Pela mão de Azeredo e da sua mulher Madalena, criam-se a orquestra e o ballet Gulbenkian, com o escritor Branquinho da Fonseca, criam-se as famosas bibliotecas itinerantes, criam-se bolsas de estudo nacionais e internacionais, recupera-se património dentro de Portugal, nas ex-colónias, no Brasil, fazem-se obras de beneficência na Arménia, de onde era originária a família Gulbenkian, funda-se o Instituto de Ciência, pagam-se traduções de autores portugueses em diversas línguas, faz-se uma coleção de arte moderna de artistas portugueses… e seria impossível elencar todas as atividades, exposições, conferências, concertos que a fundação veio a patrocinar e/ou a acolher. “A fundação foi, durante décadas o motor cultural e científico deste país”, afirma José Blanco antes de acrescentar “mas sinto que hoje perdeu muita da sua importância, não sei porque é que isso aconteceu, o país mudou muito, mas tenho pena.”
Anatomia de um homem de coragem
O pai de Azeredo Perdigão era um republicano convicto que um dia trocou Viseu por Lisboa para integrar a Assembleia Constituinte, em 1911. Foi portanto educado no espírito da República, e a sua personalidade cedo se revelou nas escolas e colégios por onde passou e depois na sua proximidade com escritores e poetas, os modernistas sobretudo. Cedo se tornou reconhecido como jurista e ganhou mesmo a alcunha de “o divino mestre”, pelas suas peças jurídicas perfeitas.
Quando, em 1942, o milionário engenheiro petrolífero turco de ascendência arménia, Calouste Gulbenkian, se instala em Lisboa no hotel Avis, em consequência da II Guerra Mundial, pediu que lhe indicassem um advogado português e indicaram-lhe Azeredo Perdigão como sendo “o melhor”. Gulbenkian mandou recado para o escritório do jurista a pedir que fosse ao seu encontro. Azeredo não terá gostado, terá dito qualquer coisa como “ele que venha ter comigo se quer os meus serviços”. E terá sido necessária a intervenção de um amigo comum para ele aceder a ir visitar Gulbenkian.
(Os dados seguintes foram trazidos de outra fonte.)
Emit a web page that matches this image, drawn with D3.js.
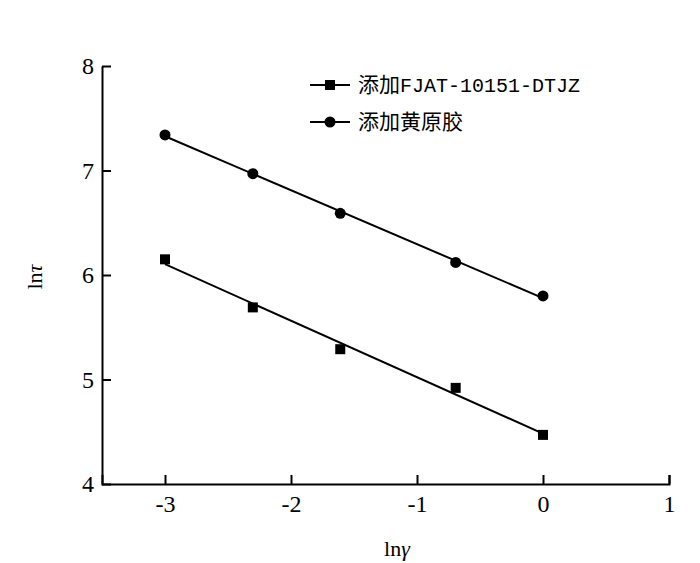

Não obstante, tornaram-se amigos e juntos mudaram o destino de Portugal.
No final dos anos quarenta envolve-se na política, apoiando a candidatura do general Norton de Matos, nunca escondeu que não apoiava Salazar, que, como conta José Blanco, o chamava de “vermelhusco”. Já depois de a Fundação estar a funcionar, há-de ter a PIDE na sua cola, por supostamente “apoiar artistas comunistas” mas hoje, diz José Blanco, “há quem lhe queira colar o rotulo de fascista, coisa que ele nunca foi”.
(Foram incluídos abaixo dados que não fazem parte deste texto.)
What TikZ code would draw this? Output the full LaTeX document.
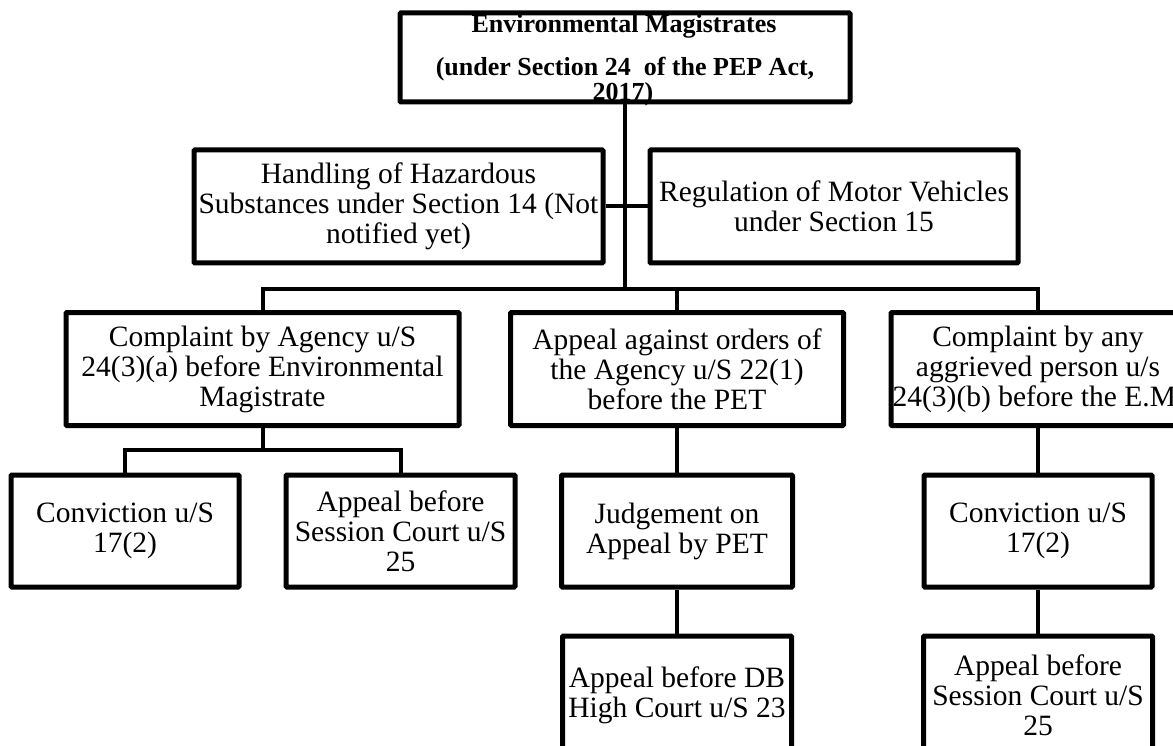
\documentclass[tikz,border=0pt]{standalone}
\usepackage{fontspec}
\setmainfont{Liberation Serif}
\begin{document}
\begin{tikzpicture}[x=1pt,y=-1pt,
  box/.style={draw, line width=5pt, line join=miter, rounded corners=1pt, inner sep=0pt, align=center,
              font=\fontsize{29.5}{30}\selectfont, minimum height=114pt},
  conn/.style={line width=4pt, line join=miter},
  ttl/.style={anchor=base, inner sep=0pt, font=\bfseries\fontsize{26}{28}\selectfont}]
\useasboundingbox (0,0) rectangle (1173,746);
% title
\node[ttl] (t1) at (624,33) {Environmental Magistrates};
\node[ttl] (t2) at (625,76) {(under Section 24~ of the PEP Act,};
\node[ttl] (t3) at (623,101) {2017)};
\node[box, minimum width=450pt, minimum height=89pt] (top) at (625,57.5) {};
% second row
\node[box, minimum width=409pt, minimum height=113pt] (hand) at (398.5,206.5)
  {Handling of Hazardous\\Substances under Section 14 (Not\\notified yet)};
\node[box, minimum width=368pt, minimum height=113pt] (reg) at (834,206.5)
  {Regulation of Motor Vehicles\\under Section 15};
% third row
\node[box, minimum width=393pt, minimum height=113pt] (agency) at (262.5,369)
  {Complaint by Agency u/S\\24(3)(a) before Environmental\\Magistrate};
\node[box, minimum width=333pt, minimum height=113pt] (appeal) at (677,369)
  {Appeal against orders of\\the Agency u/S 22(1)\\before the PET};
\node[box, minimum width=294pt, minimum height=113pt] (cany) at (1038,369)
  {Complaint by any\\aggrieved person u/s\\24(3)(b) before the E.M.};
% fourth row
\node[box, minimum width=228pt, minimum height=112pt] (conv1) at (125,531) {Conviction u/S\\17(2)};
\node[box, minimum width=229pt, minimum height=112pt] (sess1) at (400.5,531) {Appeal before\\Session Court u/S\\25};
\node[box, minimum width=231pt, minimum height=112pt] (judg) at (677,531) {Judgement on\\Appeal by PET};
\node[box, minimum width=228pt, minimum height=112pt] (conv2) at (1038,531) {Conviction u/S\\17(2)};
% fifth row
\node[box, minimum width=229pt, minimum height=118pt] (db) at (677,695)
  {Appeal before DB\\High Court u/S 23};
\node[box, minimum width=229pt, minimum height=118pt] (sess2) at (1038,695)
  {Appeal before\\Session Court u/S\\25};
% connectors
\coordinate (bus) at (0,289);
\coordinate (sb) at (0,450);
\draw[conn] (top.south) -- (top.south |- bus);
\draw[conn] (hand.east) -- (reg.west);
\draw[conn] (agency.north) -- (agency.north |- bus) -- (cany.north |- bus) -- (cany.north);
\draw[conn] (appeal.north) -- (appeal.north |- bus);
\draw[conn] (agency.south) -- (agency.south |- sb);
\draw[conn] (conv1.north) -- (conv1.north |- sb) -- (sess1.north |- sb) -- (sess1.north);
\draw[conn] (appeal.south) -- (judg.north);
\draw[conn] (cany.south) -- (conv2.north);
\draw[conn] (judg.south) -- (db.north);
\draw[conn] (conv2.south) -- (sess2.north);
\end{tikzpicture}
\end{document}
“Tenho muitas saudades dele”, confessa José Blanco e lembra, rindo muito, que se tratava de um “homem muito vaidoso, um dandy que nunca saía à rua sem uma pérola na gravata, muito conquistador, mas, sobretudo, com uma capacidade incrível de aceitar ideias novas, desafios, era um pouco como o Álvaro de Campos, ‘gostava de gostar de gostar'”. Mas era também muito exigente “tudo tinha que estar perfeito”. O antigo administrador da fundação lembra também a visita o Museu Gulbenkian de Sir Kenneth Clark, historiador e crítico de arte inglês, além de conselheiro de Calouste na aquisição de obras. “Clark não acreditava na capacidade de Portugal gerir uma coleção daquelas e eu levei-o a visitar o museu antes da inauguração oficial e ele ia soltando exclamações de espanto à medida que via as soluções expositivas que tinham sido encontradas para cada obra e acabou por mudar todo o discurso que tinha preparado. Mas Azeredo exigia de todos os que trabalhavam com ele ,a perfeição e, ao mesmo tempo, um espírito de missão, de amor à camisola. A fundação era não só uma missão dele mas também nossa.”
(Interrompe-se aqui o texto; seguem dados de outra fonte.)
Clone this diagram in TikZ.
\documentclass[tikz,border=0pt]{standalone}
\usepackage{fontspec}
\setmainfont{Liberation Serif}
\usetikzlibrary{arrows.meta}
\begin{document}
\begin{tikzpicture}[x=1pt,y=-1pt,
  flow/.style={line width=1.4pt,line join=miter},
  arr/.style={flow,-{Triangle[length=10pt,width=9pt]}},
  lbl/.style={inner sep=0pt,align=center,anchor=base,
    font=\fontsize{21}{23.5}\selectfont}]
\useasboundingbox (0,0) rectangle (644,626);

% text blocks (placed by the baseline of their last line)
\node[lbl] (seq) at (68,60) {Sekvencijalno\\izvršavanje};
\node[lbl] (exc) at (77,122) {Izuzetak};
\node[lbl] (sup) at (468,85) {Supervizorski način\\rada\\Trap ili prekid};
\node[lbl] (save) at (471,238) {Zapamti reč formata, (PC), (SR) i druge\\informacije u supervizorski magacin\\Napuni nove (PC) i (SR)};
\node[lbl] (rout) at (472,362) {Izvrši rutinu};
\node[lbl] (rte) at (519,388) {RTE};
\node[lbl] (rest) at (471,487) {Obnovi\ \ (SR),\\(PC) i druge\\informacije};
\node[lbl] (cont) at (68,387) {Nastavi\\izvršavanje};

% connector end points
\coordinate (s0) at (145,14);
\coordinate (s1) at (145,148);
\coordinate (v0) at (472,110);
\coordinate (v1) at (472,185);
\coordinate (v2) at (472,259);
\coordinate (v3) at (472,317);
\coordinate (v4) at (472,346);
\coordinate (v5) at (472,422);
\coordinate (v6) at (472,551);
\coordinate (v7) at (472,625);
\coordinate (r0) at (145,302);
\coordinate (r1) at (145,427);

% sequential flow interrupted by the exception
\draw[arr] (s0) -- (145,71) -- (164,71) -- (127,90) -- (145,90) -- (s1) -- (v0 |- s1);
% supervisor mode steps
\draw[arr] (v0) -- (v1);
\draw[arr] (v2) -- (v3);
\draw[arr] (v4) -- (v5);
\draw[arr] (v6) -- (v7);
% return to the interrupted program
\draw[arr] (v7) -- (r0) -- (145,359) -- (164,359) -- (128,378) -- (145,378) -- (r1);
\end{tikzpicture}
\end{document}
Em 1969, José de Azeredo Perdigão casa com Madalena Biscaia, a pianista que ele tinha convidado para criar o serviço de música. Madalena, muito mais nova, foi um dos seus braços direitos, e a ela se deve a criação do Ballet Gulbenkian ou do ACARTE. Quando morreu, em 1993, o jurista tinha erguido uma estrutura monumental que ia da arte à saúde, da educação à investigação. “O primeiro computador que veio para Portugal foi comprado pela instituição”, refere José Blanco, ele próprio com uma vida dedicada à instituição. Teve convites do general Spínola e depois de Francisco Sá Carneiro para cargos no governo mas sempre recusou: “Não me parecia que o meu cargo na Gulbenkian fosse compatível com atividades políticas”, afirma. “Sempre estive contra a ligação da Gulbenkian a partidos políticos.
Hoje, que já está reformado há mais de uma década, José Blanco, que entre outras coisas, é um conhecido estudioso da obra de Fernando Pessoa, diz que sobretudo “lamenta que estejam a apagar o nome e a presença de Azeredo Perdigão”.